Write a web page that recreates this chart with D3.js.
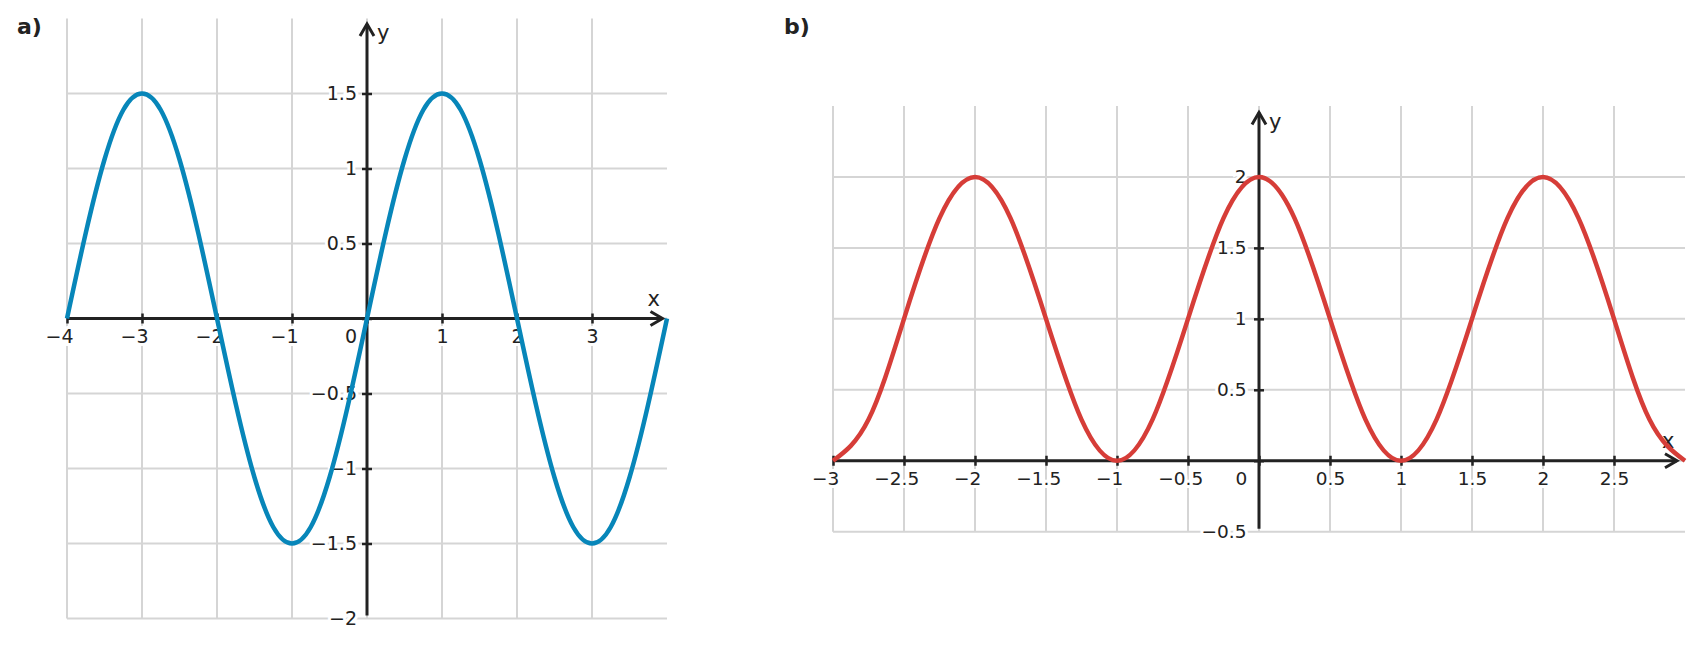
<!doctype html>
<html>
<head>
<meta charset="utf-8">
<style>
body { margin: 0; background: white; }
text { font-family: "DejaVu Sans", sans-serif; fill: #222; }
</style>
<script src="https://cdnjs.cloudflare.com/ajax/libs/d3/7.8.5/d3.min.js"></script>
</head>
<body>
<div id="chart"></div>
<script>
var aX = [-4, -3.75, -3.5, -3.25, -3, -2.75, -2.5, -2.25, -2, -1.75, -1.5, -1.25, -1, -0.75, -0.5, -0.25,
          0, 0.25, 0.5, 0.75, 1, 1.25, 1.5, 1.75, 2, 2.25, 2.5, 2.75, 3, 3.25, 3.5, 3.75, 4];
var aY = [0, 0.57, 1.06, 1.39, 1.5, 1.39, 1.06, 0.57, 0, -0.57, -1.06, -1.39, -1.5, -1.39, -1.06, -0.57,
          0, 0.57, 1.06, 1.39, 1.5, 1.39, 1.06, 0.57, 0, -0.57, -1.06, -1.39, -1.5, -1.39, -1.06, -0.57, 0];
var aTicksX = [-4, -3, -2, -1, 0, 1, 2, 3];
var aTicksY = [-2, -1.5, -1, -0.5, 0, 0.5, 1, 1.5];

// panel b
var bX = [-3, -2.75, -2.5, -2.25, -2, -1.75, -1.5, -1.25, -1, -0.75, -0.5, -0.25,
          0, 0.25, 0.5, 0.75, 1, 1.25, 1.5, 1.75, 2, 2.25, 2.5, 2.75, 3];
var bY = [0, 0.29, 1, 1.71, 2, 1.71, 1, 0.29, 0, 0.29, 1, 1.71,
          2, 1.71, 1, 0.29, 0, 0.29, 1, 1.71, 2, 1.71, 1, 0.29, 0];
var bTicksX = [-3, -2.5, -2, -1.5, -1, -0.5, 0, 0.5, 1, 1.5, 2, 2.5];
var bTicksY = [-0.5, 0, 0.5, 1, 1.5, 2];

var width = 1702, height = 648;

var svg = d3.select("#chart").append("svg")
    .attr("width", width)
    .attr("height", height);

function fmt(d) {
  if (d === 0) return "";
  return (d < 0 ? "\u2212" : "") + Math.abs(d);
}

function panel(o) {
  var x = d3.scaleLinear().domain(o.xDomain).range(o.xRange);
  var y = d3.scaleLinear().domain(o.yDomain).range(o.yRange);
  var g = svg.append("g");

  // grid
  g.selectAll(".vgrid").data(o.ticksX).enter().append("line")
    .attr("x1", d => x(d)).attr("x2", d => x(d))
    .attr("y1", y(o.yDomain[0])).attr("y2", y(o.yDomain[1]))
    .attr("stroke", "#d5d5d5").attr("stroke-width", 2);
  g.selectAll(".hgrid").data(o.ticksY).enter().append("line")
    .attr("y1", d => y(d)).attr("y2", d => y(d))
    .attr("x1", x(o.xDomain[0])).attr("x2", x(o.xDomain[1]))
    .attr("stroke", "#d5d5d5").attr("stroke-width", 2);

  // x axis ticks + labels
  var xa = g.append("g")
    .attr("transform", "translate(0," + y(0) + ")")
    .call(d3.axisBottom(x).tickValues(o.ticksX).tickSize(5).tickFormat(fmt));
  xa.select(".domain").remove();
  xa.selectAll(".tick line").attr("y1", -5).attr("y2", 5)
    .attr("stroke", "#222").attr("stroke-width", 2.5);
  // minus sign hangs to the left, digits stay centred on the tick
  xa.selectAll(".tick text").attr("y", 18).attr("dy", "0.35em")
    .attr("dx", d => d < 0 ? "-0.42em" : null);
  xa.append("text").attr("x", x(0) - o.zeroShift).attr("y", 18).attr("dy", "0.35em")
    .attr("text-anchor", "middle").text("0");

  // y axis ticks + labels
  var ya = g.append("g")
    .attr("transform", "translate(" + x(0) + ",0)")
    .call(d3.axisLeft(y).tickValues(o.ticksY).tickSize(5).tickFormat(fmt));
  ya.select(".domain").remove();
  ya.selectAll(".tick line").attr("x1", 5).attr("x2", -5)
    .attr("stroke", "#222").attr("stroke-width", 2.5)
    .attr("display", d => d === o.yDomain[0] ? "none" : null);
  ya.selectAll(".tick text").attr("x", -o.yLabelGap).attr("dy", "0.3em");

  [xa, ya].forEach(function (ax) {
    ax.attr("font-size", null).attr("font-family", null);
    ax.selectAll("text")
      .attr("fill", "#222")
      .style("font-size", o.fontSize + "px")
      .attr("stroke", "white").attr("stroke-width", 6)
      .attr("paint-order", "stroke");
  });

  // axis lines with open arrow heads
  var tipX = x(o.xDomain[1]) - o.tipInset[0];
  var tipY = y(o.yDomain[1]) + o.tipInset[1];
  var y0 = y(0), x0 = x(0);
  g.append("line").attr("x1", x(o.xDomain[0])).attr("x2", tipX)
    .attr("y1", y0).attr("y2", y0)
    .attr("stroke", "#222").attr("stroke-width", 3);
  g.append("path")
    .attr("d", "M" + (tipX - 12) + "," + (y0 - 7) + "L" + tipX + "," + y0 + "L" + (tipX - 12) + "," + (y0 + 7))
    .attr("fill", "none").attr("stroke", "#222").attr("stroke-width", 3);
  g.append("line").attr("x1", x0).attr("x2", x0)
    .attr("y1", y(o.yDomain[0]) - 3).attr("y2", tipY)
    .attr("stroke", "#222").attr("stroke-width", 3);
  g.append("path")
    .attr("d", "M" + (x0 - 7) + "," + (tipY + 12) + "L" + x0 + "," + tipY + "L" + (x0 + 7) + "," + (tipY + 12))
    .attr("fill", "none").attr("stroke", "#222").attr("stroke-width", 3);

  g.append("text").attr("x", tipX - 15).attr("y", y0 - 13)
    .style("font-size", "21px").text("x");
  g.append("text").attr("x", x0 + 10).attr("y", tipY + 16)
    .style("font-size", "21px").text("y");

  // the curve
  var pts = o.xs.map((d, i) => [d, o.ys[i]]);
  g.append("path")
    .datum(pts)
    .attr("fill", "none")
    .attr("stroke", o.color)
    .attr("stroke-width", 4.5)
    .attr("d", d3.line().x(d => x(d[0])).y(d => y(d[1])).curve(d3.curveNatural));

  svg.append("text").attr("x", o.label[1]).attr("y", 34)
    .style("font-size", "22px").style("font-weight", "bold").text(o.label[0]);
}

panel({
  xDomain: [-4, 4], xRange: [67, 667],
  yDomain: [-2, 2], yRange: [618.5, 18.5],
  ticksX: aTicksX, ticksY: aTicksY,
  xs: aX, ys: aY, color: "#0786b9",
  zeroShift: 16, yLabelGap: 10, fontSize: 19,
  tipInset: [4.5, 5.5], label: ["a)", 17]
});

panel({
  xDomain: [-3, 3], xRange: [833, 1685],
  yDomain: [-0.5, 2.5], yRange: [531.7, 106],
  ticksX: bTicksX, ticksY: bTicksY,
  xs: bX, ys: bY, color: "#d63d38",
  zeroShift: 17.5, yLabelGap: 12.5, fontSize: 18.5,
  tipInset: [8, 6.5], label: ["b)", 784]
});
</script>
</body>
</html>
####################
▸ Exercise goal: Reproduce every line above as written, skipping pictures.

▸ Output below:
Write a web page that recreates this chart with D3.js.
<!doctype html>
<html>
<head>
<meta charset="utf-8">
<style>
body { margin: 0; background: white; }
text { font-family: "DejaVu Sans", sans-serif; fill: #222; }
</style>
<script src="https://cdnjs.cloudflare.com/ajax/libs/d3/7.8.5/d3.min.js"></script>
</head>
<body>
<div id="chart"></div>
<script>
var aX = [-4, -3.75, -3.5, -3.25, -3, -2.75, -2.5, -2.25, -2, -1.75, -1.5, -1.25, -1, -0.75, -0.5, -0.25,
          0, 0.25, 0.5, 0.75, 1, 1.25, 1.5, 1.75, 2, 2.25, 2.5, 2.75, 3, 3.25, 3.5, 3.75, 4];
var aY = [0, 0.57, 1.06, 1.39, 1.5, 1.39, 1.06, 0.57, 0, -0.57, -1.06, -1.39, -1.5, -1.39, -1.06, -0.57,
          0, 0.57, 1.06, 1.39, 1.5, 1.39, 1.06, 0.57, 0, -0.57, -1.06, -1.39, -1.5, -1.39, -1.06, -0.57, 0];
var aTicksX = [-4, -3, -2, -1, 0, 1, 2, 3];
var aTicksY = [-2, -1.5, -1, -0.5, 0, 0.5, 1, 1.5];

// panel b
var bX = [-3, -2.75, -2.5, -2.25, -2, -1.75, -1.5, -1.25, -1, -0.75, -0.5, -0.25,
          0, 0.25, 0.5, 0.75, 1, 1.25, 1.5, 1.75, 2, 2.25, 2.5, 2.75, 3];
var bY = [0, 0.29, 1, 1.71, 2, 1.71, 1, 0.29, 0, 0.29, 1, 1.71,
          2, 1.71, 1, 0.29, 0, 0.29, 1, 1.71, 2, 1.71, 1, 0.29, 0];
var bTicksX = [-3, -2.5, -2, -1.5, -1, -0.5, 0, 0.5, 1, 1.5, 2, 2.5];
var bTicksY = [-0.5, 0, 0.5, 1, 1.5, 2];

var width = 1702, height = 648;

var svg = d3.select("#chart").append("svg")
    .attr("width", width)
    .attr("height", height);

function fmt(d) {
  if (d === 0) return "";
  return (d < 0 ? "\u2212" : "") + Math.abs(d);
}

function panel(o) {
  var x = d3.scaleLinear().domain(o.xDomain).range(o.xRange);
  var y = d3.scaleLinear().domain(o.yDomain).range(o.yRange);
  var g = svg.append("g");

  // grid
  g.selectAll(".vgrid").data(o.ticksX).enter().append("line")
    .attr("x1", d => x(d)).attr("x2", d => x(d))
    .attr("y1", y(o.yDomain[0])).attr("y2", y(o.yDomain[1]))
    .attr("stroke", "#d5d5d5").attr("stroke-width", 2);
  g.selectAll(".hgrid").data(o.ticksY).enter().append("line")
    .attr("y1", d => y(d)).attr("y2", d => y(d))
    .attr("x1", x(o.xDomain[0])).attr("x2", x(o.xDomain[1]))
    .attr("stroke", "#d5d5d5").attr("stroke-width", 2);

  // x axis ticks + labels
  var xa = g.append("g")
    .attr("transform", "translate(0," + y(0) + ")")
    .call(d3.axisBottom(x).tickValues(o.ticksX).tickSize(5).tickFormat(fmt));
  xa.select(".domain").remove();
  xa.selectAll(".tick line").attr("y1", -5).attr("y2", 5)
    .attr("stroke", "#222").attr("stroke-width", 2.5);
  // minus sign hangs to the left, digits stay centred on the tick
  xa.selectAll(".tick text").attr("y", 18).attr("dy", "0.35em")
    .attr("dx", d => d < 0 ? "-0.42em" : null);
  xa.append("text").attr("x", x(0) - o.zeroShift).attr("y", 18).attr("dy", "0.35em")
    .attr("text-anchor", "middle").text("0");

  // y axis ticks + labels
  var ya = g.append("g")
    .attr("transform", "translate(" + x(0) + ",0)")
    .call(d3.axisLeft(y).tickValues(o.ticksY).tickSize(5).tickFormat(fmt));
  ya.select(".domain").remove();
  ya.selectAll(".tick line").attr("x1", 5).attr("x2", -5)
    .attr("stroke", "#222").attr("stroke-width", 2.5)
    .attr("display", d => d === o.yDomain[0] ? "none" : null);
  ya.selectAll(".tick text").attr("x", -o.yLabelGap).attr("dy", "0.3em");

  [xa, ya].forEach(function (ax) {
    ax.attr("font-size", null).attr("font-family", null);
    ax.selectAll("text")
      .attr("fill", "#222")
      .style("font-size", o.fontSize + "px")
      .attr("stroke", "white").attr("stroke-width", 6)
      .attr("paint-order", "stroke");
  });

  // axis lines with open arrow heads
  var tipX = x(o.xDomain[1]) - o.tipInset[0];
  var tipY = y(o.yDomain[1]) + o.tipInset[1];
  var y0 = y(0), x0 = x(0);
  g.append("line").attr("x1", x(o.xDomain[0])).attr("x2", tipX)
    .attr("y1", y0).attr("y2", y0)
    .attr("stroke", "#222").attr("stroke-width", 3);
  g.append("path")
    .attr("d", "M" + (tipX - 12) + "," + (y0 - 7) + "L" + tipX + "," + y0 + "L" + (tipX - 12) + "," + (y0 + 7))
    .attr("fill", "none").attr("stroke", "#222").attr("stroke-width", 3);
  g.append("line").attr("x1", x0).attr("x2", x0)
    .attr("y1", y(o.yDomain[0]) - 3).attr("y2", tipY)
    .attr("stroke", "#222").attr("stroke-width", 3);
  g.append("path")
    .attr("d", "M" + (x0 - 7) + "," + (tipY + 12) + "L" + x0 + "," + tipY + "L" + (x0 + 7) + "," + (tipY + 12))
    .attr("fill", "none").attr("stroke", "#222").attr("stroke-width", 3);

  g.append("text").attr("x", tipX - 15).attr("y", y0 - 13)
    .style("font-size", "21px").text("x");
  g.append("text").attr("x", x0 + 10).attr("y", tipY + 16)
    .style("font-size", "21px").text("y");

  // the curve
  var pts = o.xs.map((d, i) => [d, o.ys[i]]);
  g.append("path")
    .datum(pts)
    .attr("fill", "none")
    .attr("stroke", o.color)
    .attr("stroke-width", 4.5)
    .attr("d", d3.line().x(d => x(d[0])).y(d => y(d[1])).curve(d3.curveNatural));

  svg.append("text").attr("x", o.label[1]).attr("y", 34)
    .style("font-size", "22px").style("font-weight", "bold").text(o.label[0]);
}

panel({
  xDomain: [-4, 4], xRange: [67, 667],
  yDomain: [-2, 2], yRange: [618.5, 18.5],
  ticksX: aTicksX, ticksY: aTicksY,
  xs: aX, ys: aY, color: "#0786b9",
  zeroShift: 16, yLabelGap: 10, fontSize: 19,
  tipInset: [4.5, 5.5], label: ["a)", 17]
});

panel({
  xDomain: [-3, 3], xRange: [833, 1685],
  yDomain: [-0.5, 2.5], yRange: [531.7, 106],
  ticksX: bTicksX, ticksY: bTicksY,
  xs: bX, ys: bY, color: "#d63d38",
  zeroShift: 17.5, yLabelGap: 12.5, fontSize: 18.5,
  tipInset: [8, 6.5], label: ["b)", 784]
});
</script>
</body>
</html>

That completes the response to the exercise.